With great dismay last Tuesday, I read the lamentation of three government ministers concerning the state of crime in Trinidad & Tobago and the incidence of drug use amongst youths.
One of them, Minister Camille Robinson-Regis, felt “helplessness” in the face of violence.

(via HDC)
The obvious response is to invite her to come out of government but many citizens would not waste their time because they are frustrated by the lack of any credible alternative personnel or political party.
None of the alternatives on offer are likely to enjoy even a fleeting moment of trust and confidence. We are in a bad place for political choices.
The wailings of the other two ministers, Fitzgerald Hinds, the minister of National Security, and Nyan Gadsby-Dolly, the minister of Education, contained the usual touting of what the Government is doing regarding the development of youth.

Ministers Hinds and Gadsby-Dolly did seem able to appreciate that the ill-gotten gains of crime were more attractive to the youth than the conventional opportunities presented by the government programs.
They also are aware that the outlook of the youth towards conventional opportunities is distorted by get rich quick options and the use of drugs.
Unfortunately, the Minister of Education, like all her predecessors, presides over the relentless segregation of children at age 11-plus by means of the Secondary Entrance Assessment (the SEA)—formerly the Common Entrance Examination.

Photo: Nicholas Bhajan/ Wired868
The education system irrevocably brands children at that age by reference to a limited test of potential and a competition to attain entry into first choice schools. Many thousands of children are annually branded second rate.
How on earth can any minister of government expect that a significant number of children negatively branded will become anything other than frustrated and amenable to be turned away from the pristine values espoused by the ministers?
The Minister of Education also commented that “the solution must start at the primary school level to reach the minds before the tainting begins”. This sounds nice, but the minds in the primary school are narrowed by the need to be drilled for the SEA.

(via Ministry of Education)
Moreover, hearts and minds, both in primary and secondary schools, are twisted by poor socio-economic conditions and lack of objective justice.
I have written over two decades about these socio-economic conditions, bourgeois disdain for those people and the contribution of successive governments to breeding violent crime. I have fresh help.
One the same day that the Trinidad Express newspaper carried the ministerial wailings, Newsday reported the perspectives of three young women on violent crime.

One of them was sociologist Adeola Young who summarized our predicament of different forms of injustice and violence that are built into Trinidad and Tobago’s social, economic and cultural institutions. She advocated the re-definition of ideas of peace and security and redressing the structural, cultural and systemic violence.
Regarding disdain for those people, Adeola Young insightfully asserted: “Traditional and social media can also provide insight into how racialized, classist panic over crime is constructed and spread and infiltrates social and political psyches of Trinbagonians.
“It affects their ideas of peace and security, who is responsible for the lack of it and how to attain peace and security.”
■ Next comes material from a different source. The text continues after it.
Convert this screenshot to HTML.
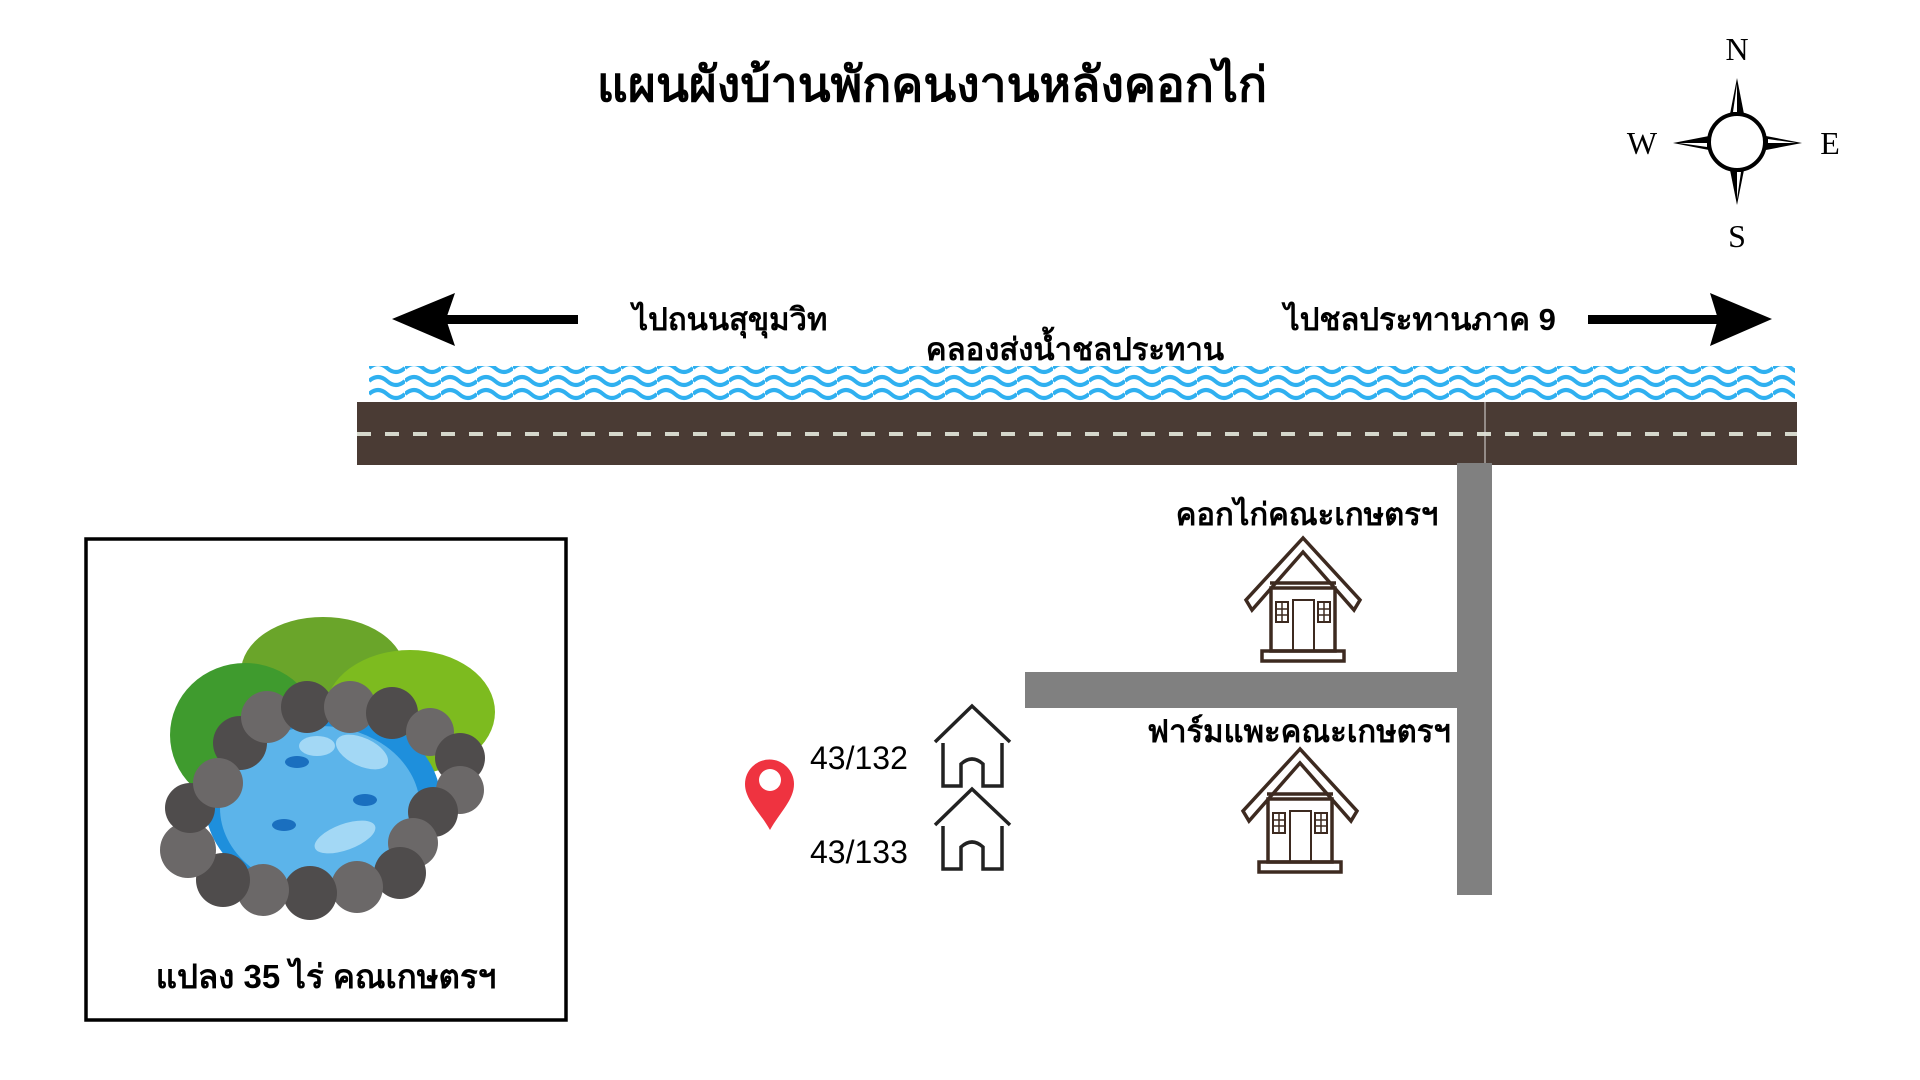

Here in summary is what I recommended in 2003, 21 years ago: “We must pressure the government, whoever they are, to take back control of the resources of the state from cronies and pardners, armed or unarmed. That is a political job.
“It is not the job of the police. Their job is to attack first, and with urgency and integrity, the drug trade that underlies the gang murders.
“If any government does not act independently of the criminal element in the society, whether they are grassroots bandits or the devils in disguise in upscale residences and prosperous businesses, the regulation of society in the interest of the common good will eventually become impossible.

“The laws of the land will have legal validity but will cease to be effective.”
What dismayed me about these latest ministerial wailings is the lack of any understanding that they and the government, led by the prime minister, have a leadership responsibility to work differently and smarter with new and pro-active policies.
If they are helpless to do so, what now?
Martin G Daly SC is a prominent attorney-at-law. He is a former Independent Senator and past president of the Law Association of Trinidad and Tobago.
He is chairman of the Pat Bishop Foundation and a steelpan music enthusiast.